Panama Papers Point to Tax Evasion
It was quite a revelation when leaked documents, made public in April, showed that Mossack Fonseca, a Panamanian law firm, had helped 14,000 clients worldwide create offshore accounts to conceal assets or dodge taxes. On Monday, a report by The Times found that there were at least 2,400 clients based in the United States over the past decade.
Some clients are sure to argue that the tactics used were legal forms of tax avoidance, not illegal tax evasion. And in some instances that is true. Many of the transactions examined by The Times were not illegal, including the use of offshore accounts to set up a business overseas. But many of the transactions are extremely suspicious and demand investigation and, if warranted, prosecution by federal authorities.
At its most basic, the law requires American citizens to disclose their foreign holdings and pay any taxes on capital gains, interest and dividends earned on those holdings. Noncompliance with the law is rampant: Unpaid taxes on foreign accounts are estimated at $40 billion to $70 billion a year.

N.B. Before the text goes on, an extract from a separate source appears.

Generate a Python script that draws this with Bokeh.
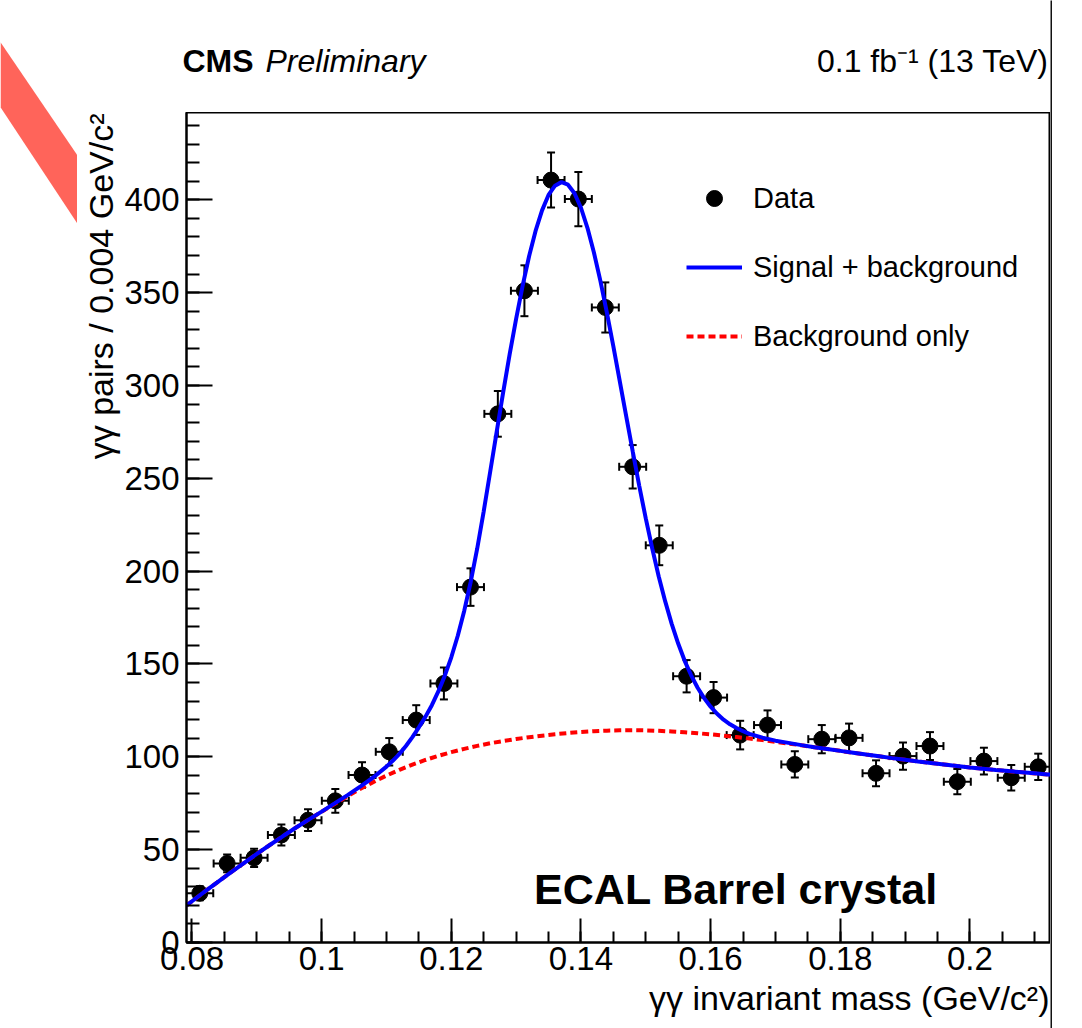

Emails and other correspondence between Mossack Fonseca and some of its American clients discuss efforts to conceal assets and evade taxes. In one exchange, a citizen in Washington State asked the firm how to invest money in Panama without the United States government knowing anything about it. Instead of telling the potential client that that would be illegal, the firm wrote back that it had “effective solutions” for the problem, involving interlocking and anonymous offshore accounts, a private foundation and a shell corporation.
Those tactics appear to have been aimed at evading taxes on investment income. The strategies became even more complex when the goal was to funnel money to children without paying gift or estate taxes that are usually prompted by large transfers.
One of the multimillionaires described in the leaked papers and in The Times report, William Ponsoldt, used a foundation and eight shell companies — often with Mossack Fonseca employees as officers — in part to shift money to his two grown children. Without seeing Mr. Ponsoldt’s tax returns, it is impossible to know if he broke the law. (The Ponsoldts would not comment when contacted by The Times.) What is known is that complex offshore structures are commonly used by individuals to hide their assets and evade federal taxes.
The government has the authority to audit the tax returns of the Americans who appear in the Panama Papers, but it would need help from the Republican-led Congress to do so. Congress has long deprived the Internal Revenue Service of adequate resources. Many of the audits would be routine, because the taxpayers in question would have nothing to hide. But audits that find fraud and evasion would be bombshells. At stake is more than revenue to run the government; also at stake is faith in the ability of government and its institutions to ensure a rule of law.